A spur is a metal tool designed to be worn in pairs on the heels of riding boots for the purpose of directing a horse to move forward or laterally while riding. There are rules in most equestrian organizations about spur design and use, and penalties for using spurs in any manner that constitutes animal abuse. A spur is also a short side road off a main road. Spur Court is a small side road off of Saddlebrook.

Stirrup

This street is named after the rings used for receiving the foot of a rider, attached to the saddle by a strap called a stirrup leather. The stirrup is used to aid in mounting and as a support while riding.

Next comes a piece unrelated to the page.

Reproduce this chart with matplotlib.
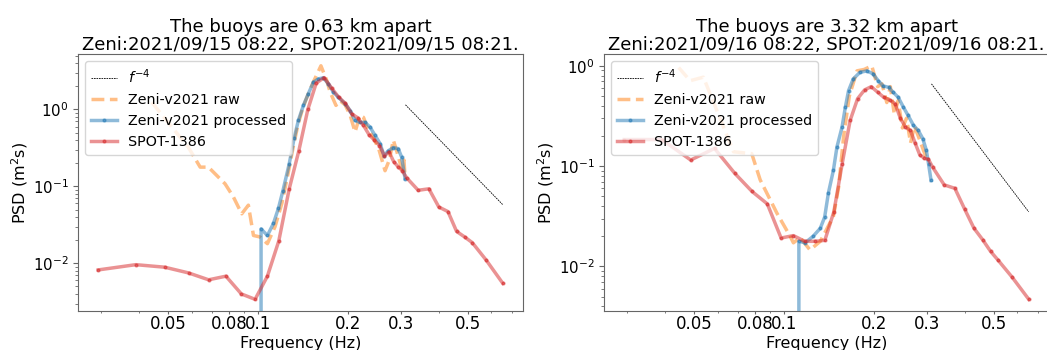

Stirrups are often made of wood covered with leather.

Thistledown

This street is named after the thoroughbred race track near Cleveland Ohio. In 2010, this race track was purchased by the Las Vegas firm Caesar’s Entertainment Corporation, which now operates on the premises video lottery terminals.

Thoroughbred

When used as a proper noun, Thoroughbred refers to a specific breed of horse best known as a race horse. The term is also sometimes used to refer to any purebred horse.

Triple Crown

The Triple Crown of Thoroughbred Racing consists of three races for three-year-old Thoroughbred horses. Winning all three of these Thoroughbred horse races is considered the greatest accomplishment in Thoroughbred racing. The term originated in mid-19th century England. However, different nations where thoroughbred racing is popular each have their own Triple Crown series. In the United States, the three races that compose the Triple Crown are the Kentucky Derby, The Preakness, and the Belmont Stakes. The last horse to win the Triple Crown was named “Affirmed”. He won it in 1978.